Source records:

* * * * * * * * *

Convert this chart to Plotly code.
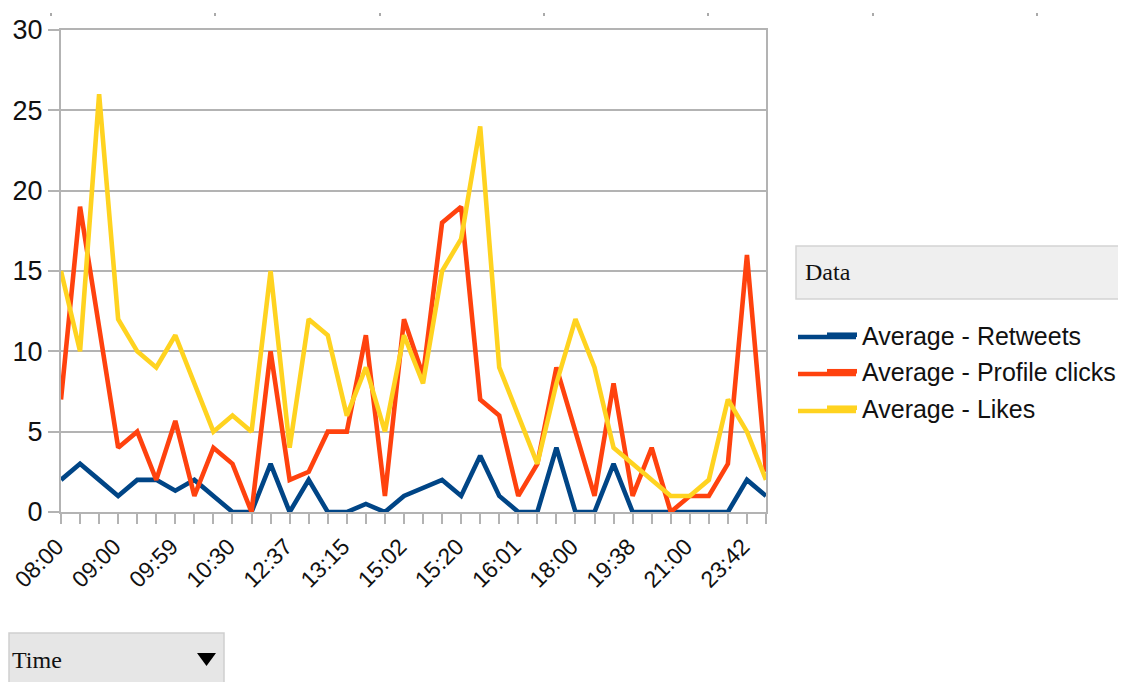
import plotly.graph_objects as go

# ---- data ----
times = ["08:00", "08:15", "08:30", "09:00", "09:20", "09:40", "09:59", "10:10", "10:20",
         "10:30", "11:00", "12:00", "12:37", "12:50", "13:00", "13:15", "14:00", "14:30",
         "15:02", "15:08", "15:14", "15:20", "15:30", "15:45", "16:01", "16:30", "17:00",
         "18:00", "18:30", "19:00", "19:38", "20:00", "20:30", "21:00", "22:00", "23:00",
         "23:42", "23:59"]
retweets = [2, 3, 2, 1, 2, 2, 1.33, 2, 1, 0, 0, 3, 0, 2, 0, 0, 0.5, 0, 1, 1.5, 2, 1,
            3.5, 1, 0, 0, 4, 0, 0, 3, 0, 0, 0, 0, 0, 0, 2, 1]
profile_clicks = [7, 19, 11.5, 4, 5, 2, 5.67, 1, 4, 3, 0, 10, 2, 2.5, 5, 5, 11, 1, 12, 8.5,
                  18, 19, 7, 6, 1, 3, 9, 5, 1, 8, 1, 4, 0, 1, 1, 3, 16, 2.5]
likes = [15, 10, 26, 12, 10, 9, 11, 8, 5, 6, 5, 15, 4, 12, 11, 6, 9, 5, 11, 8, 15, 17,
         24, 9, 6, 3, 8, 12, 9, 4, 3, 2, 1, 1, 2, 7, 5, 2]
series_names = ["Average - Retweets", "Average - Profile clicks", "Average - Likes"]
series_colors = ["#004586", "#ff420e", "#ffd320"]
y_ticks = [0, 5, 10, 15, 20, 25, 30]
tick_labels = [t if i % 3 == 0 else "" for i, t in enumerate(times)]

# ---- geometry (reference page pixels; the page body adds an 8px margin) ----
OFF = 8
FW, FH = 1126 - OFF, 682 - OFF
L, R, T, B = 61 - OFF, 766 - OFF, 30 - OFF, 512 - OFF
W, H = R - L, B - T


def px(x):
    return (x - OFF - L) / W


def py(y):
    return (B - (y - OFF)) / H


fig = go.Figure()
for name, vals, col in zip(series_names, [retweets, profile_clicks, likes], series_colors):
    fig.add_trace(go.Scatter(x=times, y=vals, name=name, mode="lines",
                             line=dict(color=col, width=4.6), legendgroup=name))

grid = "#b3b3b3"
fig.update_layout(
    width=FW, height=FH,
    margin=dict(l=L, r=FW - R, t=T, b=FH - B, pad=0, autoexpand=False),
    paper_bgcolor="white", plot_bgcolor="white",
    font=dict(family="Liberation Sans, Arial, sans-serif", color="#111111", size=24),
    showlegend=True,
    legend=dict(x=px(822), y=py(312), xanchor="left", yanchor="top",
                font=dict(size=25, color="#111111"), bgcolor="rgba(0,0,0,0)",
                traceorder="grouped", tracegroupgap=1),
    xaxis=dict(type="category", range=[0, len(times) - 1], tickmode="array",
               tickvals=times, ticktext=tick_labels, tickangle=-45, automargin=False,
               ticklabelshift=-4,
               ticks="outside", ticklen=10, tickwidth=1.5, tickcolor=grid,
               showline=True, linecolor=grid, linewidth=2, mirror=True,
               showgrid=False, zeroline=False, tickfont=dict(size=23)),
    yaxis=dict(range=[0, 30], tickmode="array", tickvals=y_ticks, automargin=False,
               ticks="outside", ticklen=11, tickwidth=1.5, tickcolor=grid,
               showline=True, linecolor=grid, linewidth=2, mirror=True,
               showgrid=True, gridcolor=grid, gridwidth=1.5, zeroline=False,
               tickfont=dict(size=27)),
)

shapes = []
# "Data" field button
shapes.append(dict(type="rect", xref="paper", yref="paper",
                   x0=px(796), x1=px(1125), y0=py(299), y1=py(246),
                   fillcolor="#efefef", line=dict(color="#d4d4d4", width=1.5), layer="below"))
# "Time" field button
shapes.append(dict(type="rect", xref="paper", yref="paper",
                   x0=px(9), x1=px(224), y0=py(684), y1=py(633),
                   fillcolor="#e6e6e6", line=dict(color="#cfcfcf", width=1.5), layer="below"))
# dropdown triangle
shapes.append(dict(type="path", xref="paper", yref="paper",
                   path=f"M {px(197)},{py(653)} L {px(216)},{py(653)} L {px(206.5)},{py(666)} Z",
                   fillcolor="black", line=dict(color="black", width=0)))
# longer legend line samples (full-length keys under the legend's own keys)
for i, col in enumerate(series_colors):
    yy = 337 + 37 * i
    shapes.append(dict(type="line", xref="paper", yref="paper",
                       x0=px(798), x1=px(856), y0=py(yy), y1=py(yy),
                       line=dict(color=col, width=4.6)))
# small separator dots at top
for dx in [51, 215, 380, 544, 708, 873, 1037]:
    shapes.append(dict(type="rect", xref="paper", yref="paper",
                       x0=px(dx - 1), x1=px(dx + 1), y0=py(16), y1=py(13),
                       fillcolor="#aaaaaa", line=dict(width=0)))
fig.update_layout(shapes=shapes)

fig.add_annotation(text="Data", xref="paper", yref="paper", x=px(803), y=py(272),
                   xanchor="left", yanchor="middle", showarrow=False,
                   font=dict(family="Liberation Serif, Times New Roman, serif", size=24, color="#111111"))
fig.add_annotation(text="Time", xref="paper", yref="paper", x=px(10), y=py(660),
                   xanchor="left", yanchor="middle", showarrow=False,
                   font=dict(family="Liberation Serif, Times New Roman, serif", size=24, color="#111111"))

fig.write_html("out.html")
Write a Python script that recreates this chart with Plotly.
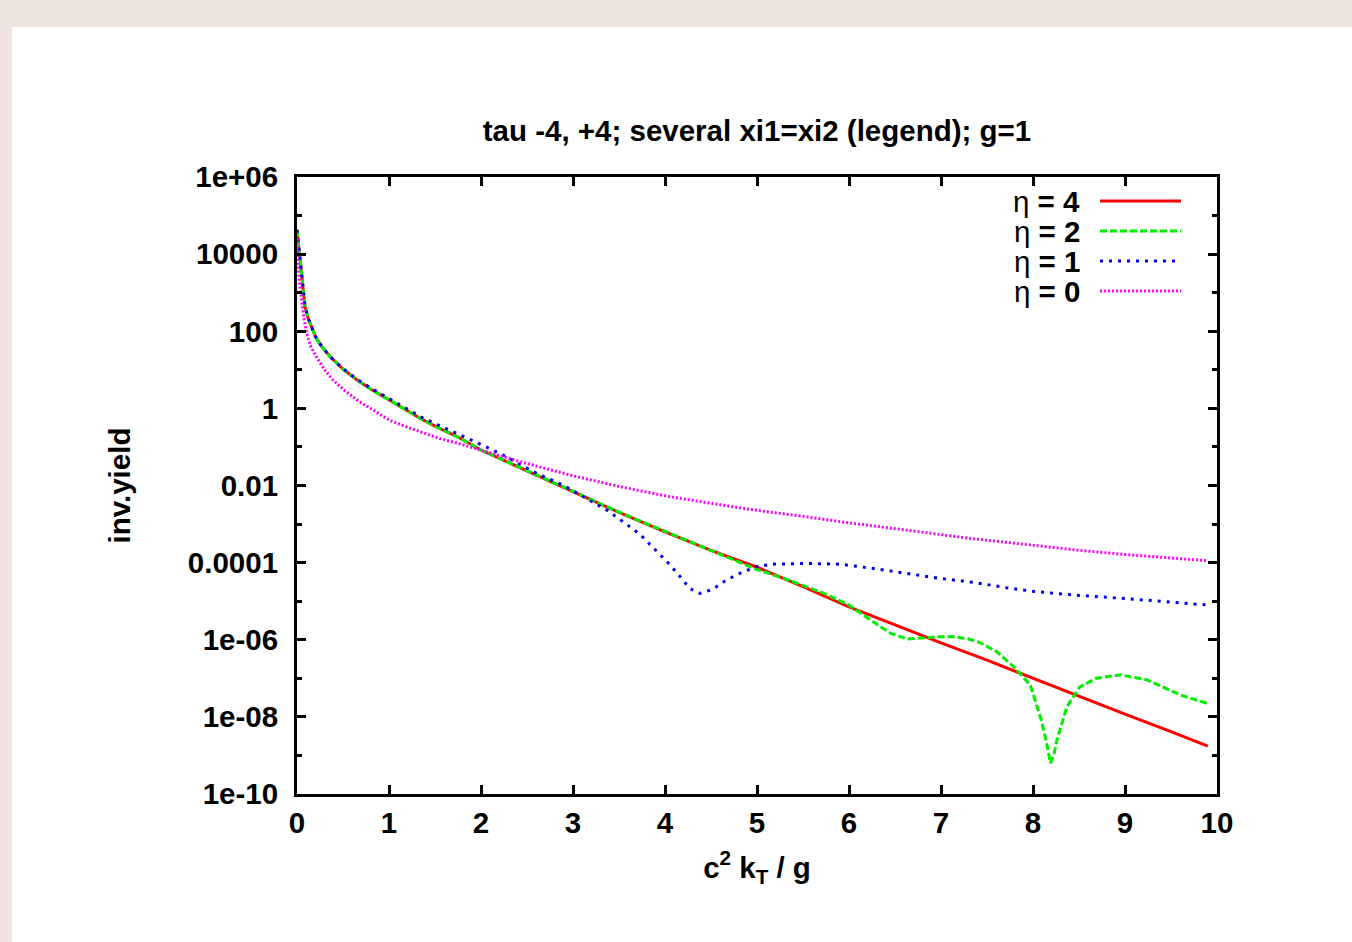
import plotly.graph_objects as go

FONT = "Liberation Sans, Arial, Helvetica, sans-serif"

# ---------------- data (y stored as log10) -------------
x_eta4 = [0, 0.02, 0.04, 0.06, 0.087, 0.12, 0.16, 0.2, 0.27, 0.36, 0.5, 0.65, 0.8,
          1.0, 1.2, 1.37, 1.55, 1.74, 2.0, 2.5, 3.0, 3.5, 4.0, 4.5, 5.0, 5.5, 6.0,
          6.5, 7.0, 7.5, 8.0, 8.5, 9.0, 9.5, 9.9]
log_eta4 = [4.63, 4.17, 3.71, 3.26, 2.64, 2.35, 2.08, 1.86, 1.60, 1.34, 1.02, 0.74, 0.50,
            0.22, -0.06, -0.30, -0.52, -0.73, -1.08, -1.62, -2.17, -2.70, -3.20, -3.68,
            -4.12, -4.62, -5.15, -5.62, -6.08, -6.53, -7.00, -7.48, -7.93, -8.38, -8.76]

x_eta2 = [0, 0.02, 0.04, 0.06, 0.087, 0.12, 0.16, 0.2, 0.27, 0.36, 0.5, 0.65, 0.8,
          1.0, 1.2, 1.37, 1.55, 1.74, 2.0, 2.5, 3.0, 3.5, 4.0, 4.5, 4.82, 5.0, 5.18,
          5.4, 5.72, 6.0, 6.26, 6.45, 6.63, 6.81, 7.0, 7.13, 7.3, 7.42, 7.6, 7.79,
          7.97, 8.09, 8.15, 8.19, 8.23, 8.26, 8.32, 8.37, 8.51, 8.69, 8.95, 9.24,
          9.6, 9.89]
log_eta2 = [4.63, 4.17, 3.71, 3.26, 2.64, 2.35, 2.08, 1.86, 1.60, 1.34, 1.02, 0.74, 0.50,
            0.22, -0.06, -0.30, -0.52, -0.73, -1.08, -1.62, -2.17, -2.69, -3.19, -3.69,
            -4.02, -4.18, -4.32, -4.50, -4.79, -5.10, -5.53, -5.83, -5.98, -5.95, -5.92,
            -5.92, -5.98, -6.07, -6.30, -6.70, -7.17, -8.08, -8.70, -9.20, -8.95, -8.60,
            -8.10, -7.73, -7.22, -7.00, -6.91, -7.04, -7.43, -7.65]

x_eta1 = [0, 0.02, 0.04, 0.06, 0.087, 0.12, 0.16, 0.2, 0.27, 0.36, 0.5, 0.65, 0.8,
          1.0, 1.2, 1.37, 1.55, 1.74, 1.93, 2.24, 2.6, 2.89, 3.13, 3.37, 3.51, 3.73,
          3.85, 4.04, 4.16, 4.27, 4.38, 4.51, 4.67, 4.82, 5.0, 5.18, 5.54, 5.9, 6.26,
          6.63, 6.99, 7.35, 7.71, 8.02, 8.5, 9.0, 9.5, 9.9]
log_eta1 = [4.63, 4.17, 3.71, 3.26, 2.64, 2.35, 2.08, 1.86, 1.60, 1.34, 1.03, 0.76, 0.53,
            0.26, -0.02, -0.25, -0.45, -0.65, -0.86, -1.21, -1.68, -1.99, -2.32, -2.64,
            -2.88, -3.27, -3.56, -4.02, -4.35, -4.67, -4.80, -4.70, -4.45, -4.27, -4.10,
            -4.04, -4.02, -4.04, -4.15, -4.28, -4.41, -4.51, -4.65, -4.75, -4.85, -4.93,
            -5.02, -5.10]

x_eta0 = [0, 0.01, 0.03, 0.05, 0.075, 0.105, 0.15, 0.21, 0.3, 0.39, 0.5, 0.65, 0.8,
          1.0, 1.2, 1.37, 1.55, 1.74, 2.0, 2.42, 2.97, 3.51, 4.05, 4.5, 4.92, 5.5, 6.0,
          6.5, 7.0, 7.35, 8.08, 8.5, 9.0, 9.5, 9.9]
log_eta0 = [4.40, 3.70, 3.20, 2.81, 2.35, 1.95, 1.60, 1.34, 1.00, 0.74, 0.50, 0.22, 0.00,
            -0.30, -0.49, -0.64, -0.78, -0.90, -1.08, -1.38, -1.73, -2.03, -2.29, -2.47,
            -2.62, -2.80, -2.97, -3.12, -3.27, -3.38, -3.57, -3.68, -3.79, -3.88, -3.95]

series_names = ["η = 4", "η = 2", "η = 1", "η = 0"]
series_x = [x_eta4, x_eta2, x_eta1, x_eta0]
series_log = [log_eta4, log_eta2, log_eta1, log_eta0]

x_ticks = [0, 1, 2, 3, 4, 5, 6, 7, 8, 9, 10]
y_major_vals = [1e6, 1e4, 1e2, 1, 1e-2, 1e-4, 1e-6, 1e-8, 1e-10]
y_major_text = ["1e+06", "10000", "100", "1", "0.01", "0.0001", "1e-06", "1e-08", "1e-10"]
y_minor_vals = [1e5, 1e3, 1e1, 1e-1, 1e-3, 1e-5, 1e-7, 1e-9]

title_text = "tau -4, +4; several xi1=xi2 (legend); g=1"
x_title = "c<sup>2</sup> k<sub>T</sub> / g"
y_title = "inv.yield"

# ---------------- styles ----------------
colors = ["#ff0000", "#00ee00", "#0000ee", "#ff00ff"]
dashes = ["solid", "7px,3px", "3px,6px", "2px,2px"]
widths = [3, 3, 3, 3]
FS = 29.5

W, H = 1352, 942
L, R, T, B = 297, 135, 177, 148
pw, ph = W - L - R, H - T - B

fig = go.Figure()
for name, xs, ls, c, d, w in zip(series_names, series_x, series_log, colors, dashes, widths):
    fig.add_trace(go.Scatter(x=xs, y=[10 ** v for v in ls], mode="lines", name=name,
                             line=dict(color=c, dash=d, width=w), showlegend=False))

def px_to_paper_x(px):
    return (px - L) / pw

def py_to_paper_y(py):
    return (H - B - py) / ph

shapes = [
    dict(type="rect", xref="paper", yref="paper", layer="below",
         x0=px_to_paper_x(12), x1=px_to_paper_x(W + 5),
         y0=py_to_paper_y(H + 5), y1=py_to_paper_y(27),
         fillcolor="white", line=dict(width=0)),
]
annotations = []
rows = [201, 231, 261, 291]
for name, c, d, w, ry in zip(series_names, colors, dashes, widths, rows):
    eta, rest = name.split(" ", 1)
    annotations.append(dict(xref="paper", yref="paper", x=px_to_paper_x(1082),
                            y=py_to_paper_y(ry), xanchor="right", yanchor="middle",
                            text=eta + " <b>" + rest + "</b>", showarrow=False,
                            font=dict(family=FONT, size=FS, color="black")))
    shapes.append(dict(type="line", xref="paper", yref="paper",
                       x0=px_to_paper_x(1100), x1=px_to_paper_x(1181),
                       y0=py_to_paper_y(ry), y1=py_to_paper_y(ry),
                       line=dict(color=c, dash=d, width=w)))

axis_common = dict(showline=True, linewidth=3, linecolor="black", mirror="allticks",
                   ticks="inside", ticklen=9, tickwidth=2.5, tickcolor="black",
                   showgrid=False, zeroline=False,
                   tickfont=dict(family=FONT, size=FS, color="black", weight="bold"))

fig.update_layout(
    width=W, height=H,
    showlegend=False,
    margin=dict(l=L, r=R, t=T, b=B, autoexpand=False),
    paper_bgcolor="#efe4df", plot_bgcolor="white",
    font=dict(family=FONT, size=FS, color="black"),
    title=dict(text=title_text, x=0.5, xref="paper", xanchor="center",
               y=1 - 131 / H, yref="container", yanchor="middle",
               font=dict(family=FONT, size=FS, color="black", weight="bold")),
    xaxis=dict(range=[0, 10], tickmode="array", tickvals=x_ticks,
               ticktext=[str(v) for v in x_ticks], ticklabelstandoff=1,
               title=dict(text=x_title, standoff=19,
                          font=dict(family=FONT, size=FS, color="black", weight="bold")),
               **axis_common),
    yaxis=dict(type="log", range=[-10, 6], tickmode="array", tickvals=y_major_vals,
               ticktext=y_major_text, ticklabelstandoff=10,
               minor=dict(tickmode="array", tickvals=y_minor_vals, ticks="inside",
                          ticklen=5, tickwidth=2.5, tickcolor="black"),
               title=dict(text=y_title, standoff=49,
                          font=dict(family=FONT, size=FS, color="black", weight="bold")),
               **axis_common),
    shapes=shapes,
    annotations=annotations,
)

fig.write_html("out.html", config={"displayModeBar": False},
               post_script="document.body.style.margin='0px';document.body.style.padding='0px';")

* * * * * * * * *

STATED TASK: Beginning with the line above that contains "Write a Python" and finishing with the line that contains "-7.93, -8.38, -8.76]", print those lines exactly and only. Skip all pictures.

TASK RESPONSE:
Write a Python script that recreates this chart with Plotly.
import plotly.graph_objects as go

FONT = "Liberation Sans, Arial, Helvetica, sans-serif"

# ---------------- data (y stored as log10) -------------
x_eta4 = [0, 0.02, 0.04, 0.06, 0.087, 0.12, 0.16, 0.2, 0.27, 0.36, 0.5, 0.65, 0.8,
          1.0, 1.2, 1.37, 1.55, 1.74, 2.0, 2.5, 3.0, 3.5, 4.0, 4.5, 5.0, 5.5, 6.0,
          6.5, 7.0, 7.5, 8.0, 8.5, 9.0, 9.5, 9.9]
log_eta4 = [4.63, 4.17, 3.71, 3.26, 2.64, 2.35, 2.08, 1.86, 1.60, 1.34, 1.02, 0.74, 0.50,
            0.22, -0.06, -0.30, -0.52, -0.73, -1.08, -1.62, -2.17, -2.70, -3.20, -3.68,
            -4.12, -4.62, -5.15, -5.62, -6.08, -6.53, -7.00, -7.48, -7.93, -8.38, -8.76]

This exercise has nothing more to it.